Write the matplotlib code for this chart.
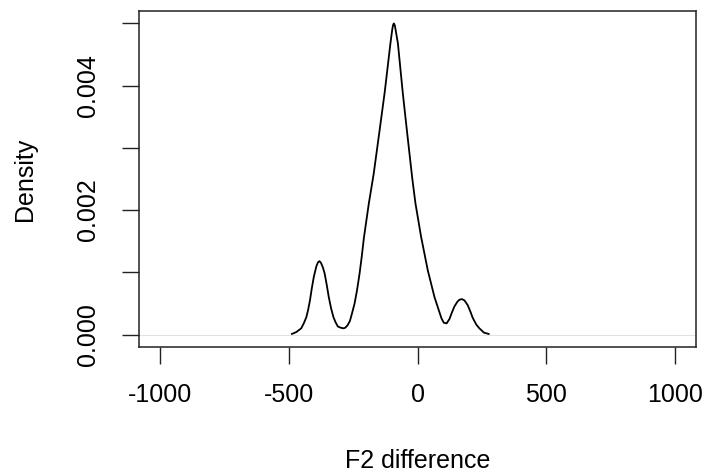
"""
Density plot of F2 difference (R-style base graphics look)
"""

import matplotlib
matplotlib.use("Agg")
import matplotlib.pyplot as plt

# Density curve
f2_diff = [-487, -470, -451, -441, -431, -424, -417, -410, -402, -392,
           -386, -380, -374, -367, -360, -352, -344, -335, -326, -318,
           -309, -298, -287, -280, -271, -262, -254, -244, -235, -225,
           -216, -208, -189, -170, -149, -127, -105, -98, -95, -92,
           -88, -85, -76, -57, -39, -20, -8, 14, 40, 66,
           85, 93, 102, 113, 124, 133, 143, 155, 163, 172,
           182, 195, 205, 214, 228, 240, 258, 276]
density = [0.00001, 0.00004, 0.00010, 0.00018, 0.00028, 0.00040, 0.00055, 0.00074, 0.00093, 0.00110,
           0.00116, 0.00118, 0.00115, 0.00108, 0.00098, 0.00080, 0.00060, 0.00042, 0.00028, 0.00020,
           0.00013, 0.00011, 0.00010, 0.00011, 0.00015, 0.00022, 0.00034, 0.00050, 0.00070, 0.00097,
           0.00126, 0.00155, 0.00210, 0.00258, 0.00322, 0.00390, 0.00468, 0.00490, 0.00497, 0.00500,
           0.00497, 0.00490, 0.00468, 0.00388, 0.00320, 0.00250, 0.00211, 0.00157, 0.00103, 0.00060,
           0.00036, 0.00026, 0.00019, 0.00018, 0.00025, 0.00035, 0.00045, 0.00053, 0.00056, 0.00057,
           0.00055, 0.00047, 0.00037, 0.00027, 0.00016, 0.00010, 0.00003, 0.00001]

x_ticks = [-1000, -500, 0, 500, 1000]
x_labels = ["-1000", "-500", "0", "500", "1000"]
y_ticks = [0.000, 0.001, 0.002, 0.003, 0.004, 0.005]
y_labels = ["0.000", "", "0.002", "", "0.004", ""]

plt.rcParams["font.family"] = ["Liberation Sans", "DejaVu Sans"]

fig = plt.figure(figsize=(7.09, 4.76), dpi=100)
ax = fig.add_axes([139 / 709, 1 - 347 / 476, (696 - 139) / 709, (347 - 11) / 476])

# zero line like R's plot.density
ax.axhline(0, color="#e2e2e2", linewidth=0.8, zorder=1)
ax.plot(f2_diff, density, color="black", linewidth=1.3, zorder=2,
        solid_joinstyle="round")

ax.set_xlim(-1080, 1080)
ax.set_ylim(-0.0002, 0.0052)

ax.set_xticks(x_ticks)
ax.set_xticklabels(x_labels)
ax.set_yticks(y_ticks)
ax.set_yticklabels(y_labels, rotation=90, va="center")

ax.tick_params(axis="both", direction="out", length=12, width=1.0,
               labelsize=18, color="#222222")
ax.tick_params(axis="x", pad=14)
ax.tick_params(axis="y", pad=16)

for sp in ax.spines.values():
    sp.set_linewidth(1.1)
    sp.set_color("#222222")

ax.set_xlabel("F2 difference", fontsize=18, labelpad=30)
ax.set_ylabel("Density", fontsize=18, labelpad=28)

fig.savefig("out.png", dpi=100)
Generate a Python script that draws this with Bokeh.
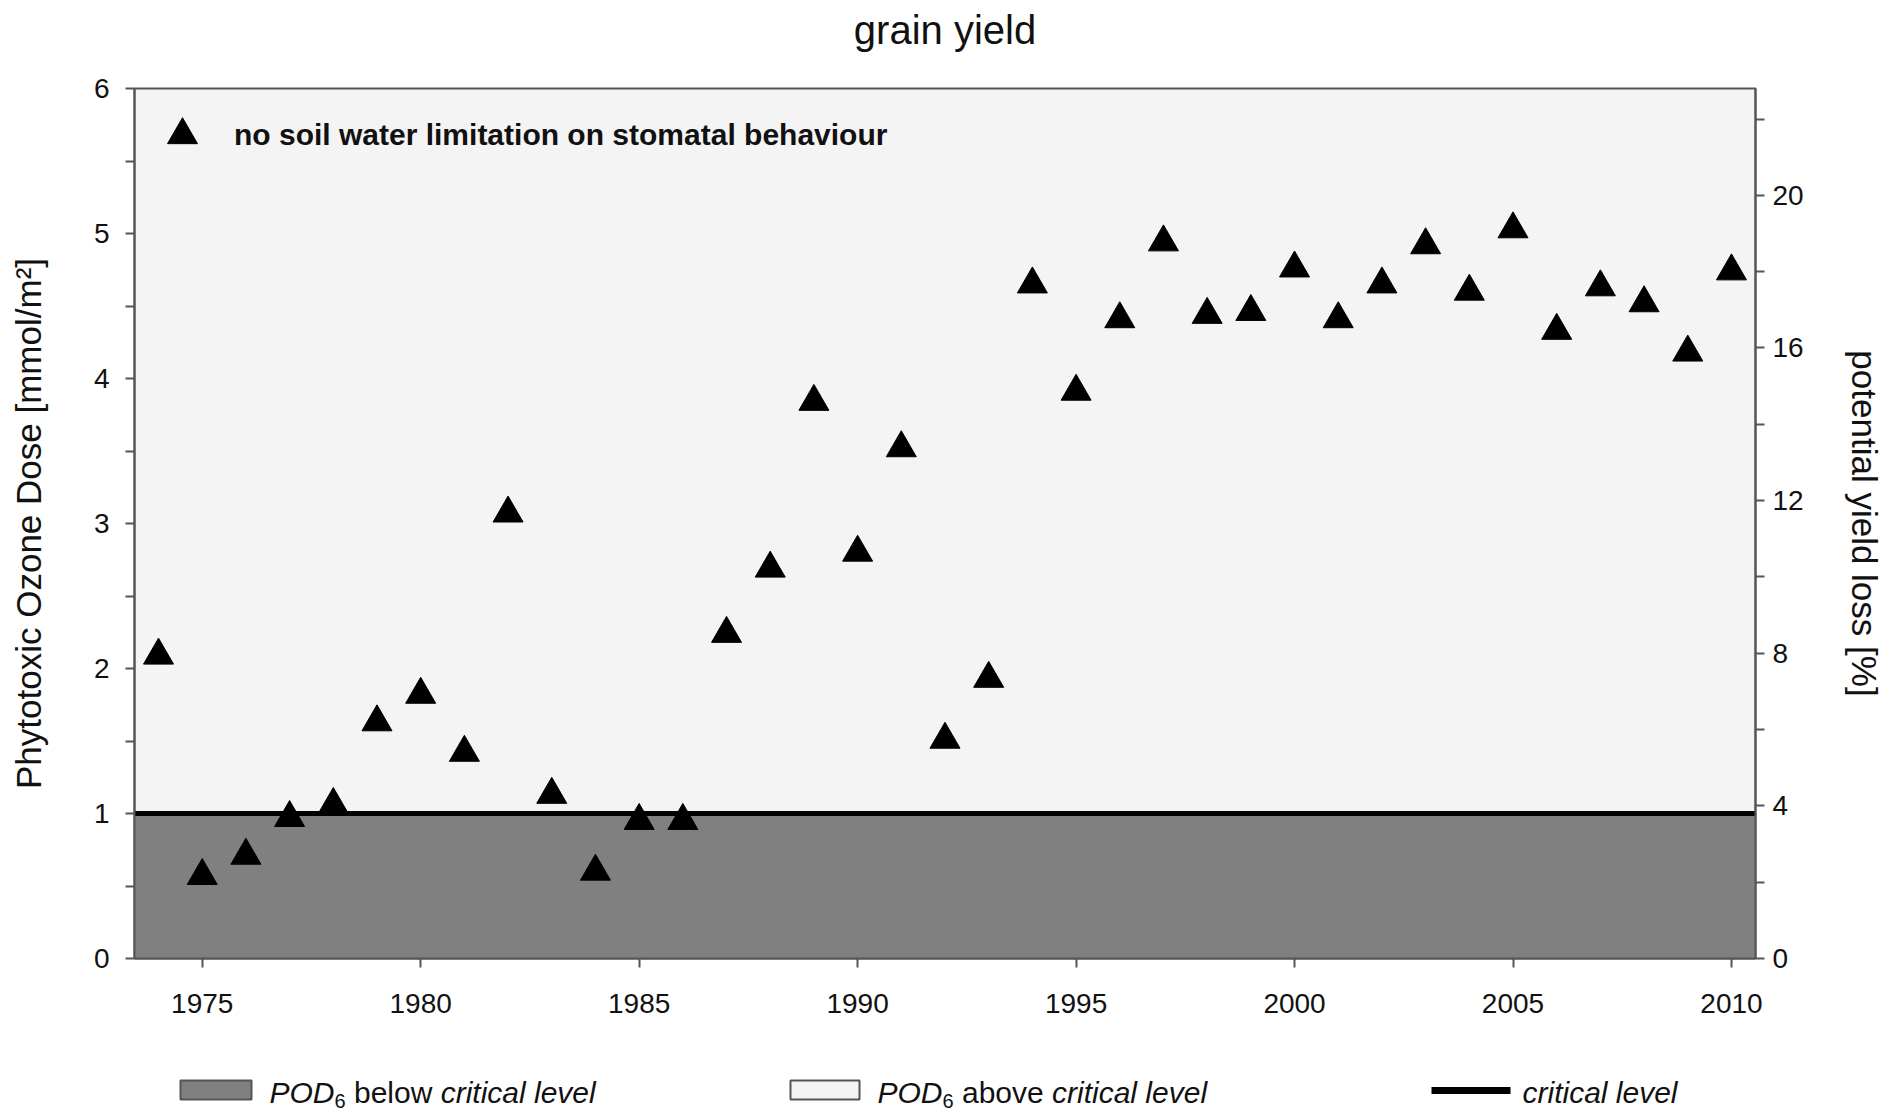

══════

» **STATED EXERCISE**: Any pictures should be dropped; transcribe the rest of the records above exactly.

» **RESPONSE BELOW**:
Write the matplotlib code for this chart.
"""
Density plot of F2 difference (R-style base graphics look)
"""

import matplotlib
matplotlib.use("Agg")
import matplotlib.pyplot as plt

# Density curve
f2_diff = [-487, -470, -451, -441, -431, -424, -417, -410, -402, -392,
           -386, -380, -374, -367, -360, -352, -344, -335, -326, -318,
           -309, -298, -287, -280, -271, -262, -254, -244, -235, -225,
           -216, -208, -189, -170, -149, -127, -105, -98, -95, -92,
           -88, -85, -76, -57, -39, -20, -8, 14, 40, 66,
           85, 93, 102, 113, 124, 133, 143, 155, 163, 172,
           182, 195, 205, 214, 228, 240, 258, 276]
density = [0.00001, 0.00004, 0.00010, 0.00018, 0.00028, 0.00040, 0.00055, 0.00074, 0.00093, 0.00110,
           0.00116, 0.00118, 0.00115, 0.00108, 0.00098, 0.00080, 0.00060, 0.00042, 0.00028, 0.00020,
           0.00013, 0.00011, 0.00010, 0.00011, 0.00015, 0.00022, 0.00034, 0.00050, 0.00070, 0.00097,
           0.00126, 0.00155, 0.00210, 0.00258, 0.00322, 0.00390, 0.00468, 0.00490, 0.00497, 0.00500,
           0.00497, 0.00490, 0.00468, 0.00388, 0.00320, 0.00250, 0.00211, 0.00157, 0.00103, 0.00060,
           0.00036, 0.00026, 0.00019, 0.00018, 0.00025, 0.00035, 0.00045, 0.00053, 0.00056, 0.00057,
           0.00055, 0.00047, 0.00037, 0.00027, 0.00016, 0.00010, 0.00003, 0.00001]

x_ticks = [-1000, -500, 0, 500, 1000]
x_labels = ["-1000", "-500", "0", "500", "1000"]
y_ticks = [0.000, 0.001, 0.002, 0.003, 0.004, 0.005]
y_labels = ["0.000", "", "0.002", "", "0.004", ""]

plt.rcParams["font.family"] = ["Liberation Sans", "DejaVu Sans"]

fig = plt.figure(figsize=(7.09, 4.76), dpi=100)
ax = fig.add_axes([139 / 709, 1 - 347 / 476, (696 - 139) / 709, (347 - 11) / 476])

# zero line like R's plot.density
ax.axhline(0, color="#e2e2e2", linewidth=0.8, zorder=1)
ax.plot(f2_diff, density, color="black", linewidth=1.3, zorder=2,
        solid_joinstyle="round")

ax.set_xlim(-1080, 1080)
ax.set_ylim(-0.0002, 0.0052)

ax.set_xticks(x_ticks)
ax.set_xticklabels(x_labels)
ax.set_yticks(y_ticks)
ax.set_yticklabels(y_labels, rotation=90, va="center")

ax.tick_params(axis="both", direction="out", length=12, width=1.0,
               labelsize=18, color="#222222")
ax.tick_params(axis="x", pad=14)
ax.tick_params(axis="y", pad=16)

for sp in ax.spines.values():
    sp.set_linewidth(1.1)
    sp.set_color("#222222")

ax.set_xlabel("F2 difference", fontsize=18, labelpad=30)
ax.set_ylabel("Density", fontsize=18, labelpad=28)

fig.savefig("out.png", dpi=100)
Generate a Python script that draws this with Bokeh.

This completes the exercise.